Ultimately, the quasijudicial nature of the Magnitsky Act's approach and a simple cost-benefit analysis of the sanctions resulted in President Obama's decision not to extend the list of Russian officials targeted by the sanctions in December. It was the right thing to do at the time, before Ukraine exploded internally and Russia went on a binge. Instead of enhancing U.S. diplomacy, the targeted sanctions against Russia under the Magnitsky Act delayed cooperation, stalled negotiations, shifted priorities from urgent issues, and had direct negative consequences for American citizens and Russian orphans. No other set of economic sanctions in recent history has done so much damage to U.S. national interests. U.S. policymakers must address these critical questions before expanding the sanctions globally.

On January 15, Senators Cardin (D-Md.) and McCain (R-Ariz.) introduced the Global Human Rights Accountability Act, S. 1933, seeking to expand globally the sanctions outlined in the Sergei Magnitsky Rule of Law Accountability Act of 2012.

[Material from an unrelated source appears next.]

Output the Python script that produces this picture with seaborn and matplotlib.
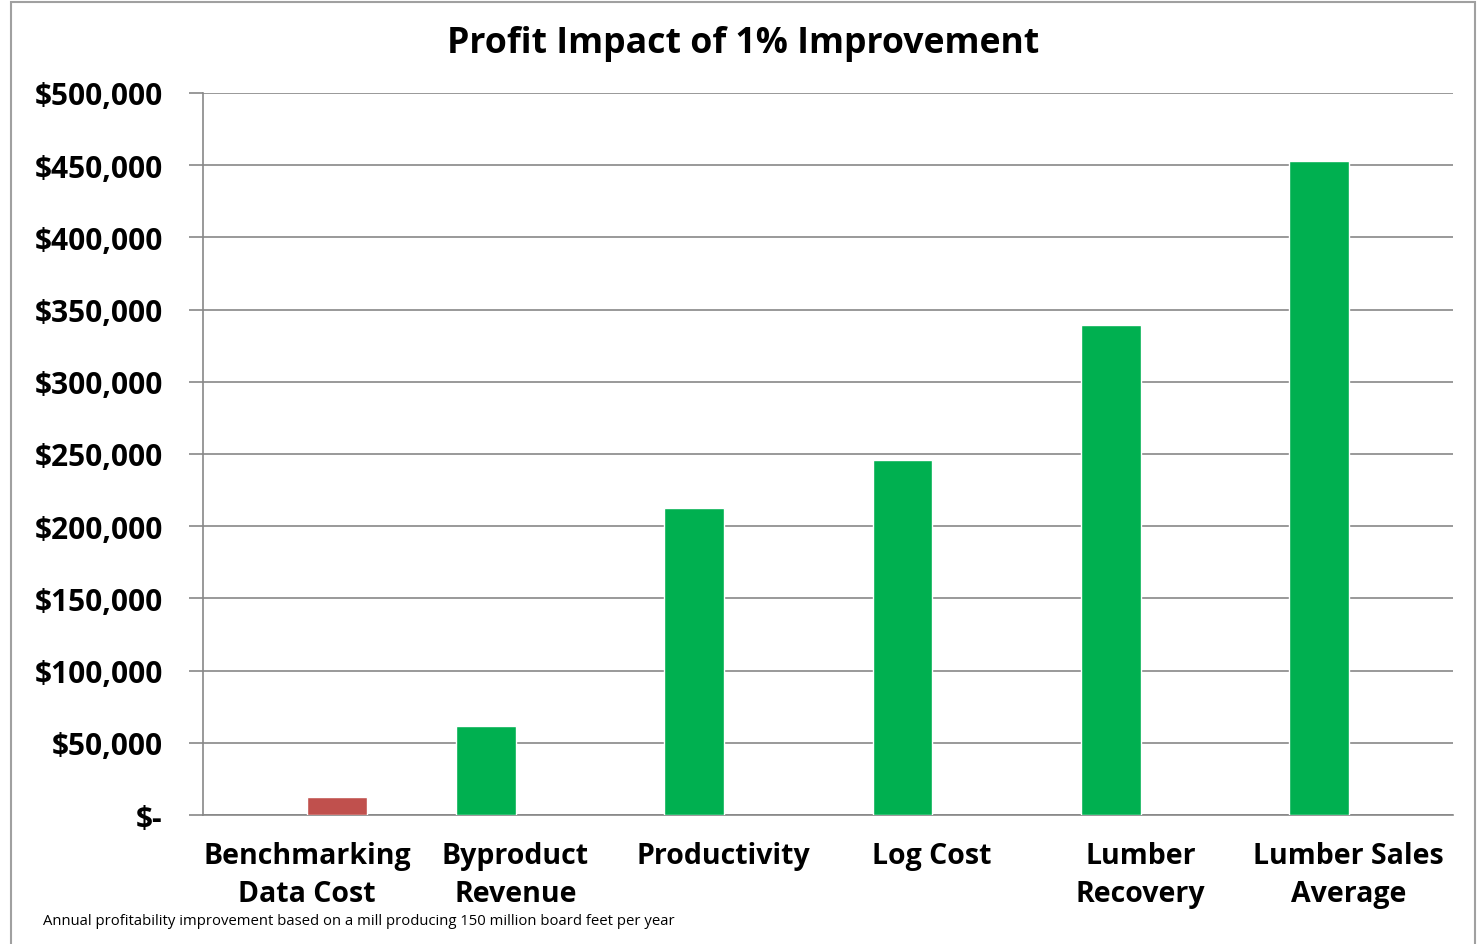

If the Act goes global, the U.S. must be prepared to see a similarly strong response from its allies and foes. Should the U.S. hope to find justice through sanctions for some yet-identified group of Chinese or Israeli or British human rights violators who have never been convicted by national or international courts? How would the global act affect visa-free travel between U.S. and allies? Are the American people prepared to finance the additional work of the Departments of State and Treasure required to place the alleged violators on a "global" list? Can a substantial part of bilateral relations with every nation focus on the back-and-forth over Magnitsky-type sanctions?

The Kremlin's response has demonstrated these foreign policy choices and implications of passing Magnitsky-type sanctions against any given country. After Crimea, the White House has shown it doesn't need an act of Congress to implement its own targeted sanctions against individuals involved in some type of activities that hurt U.S. interests. The game appears to be endless.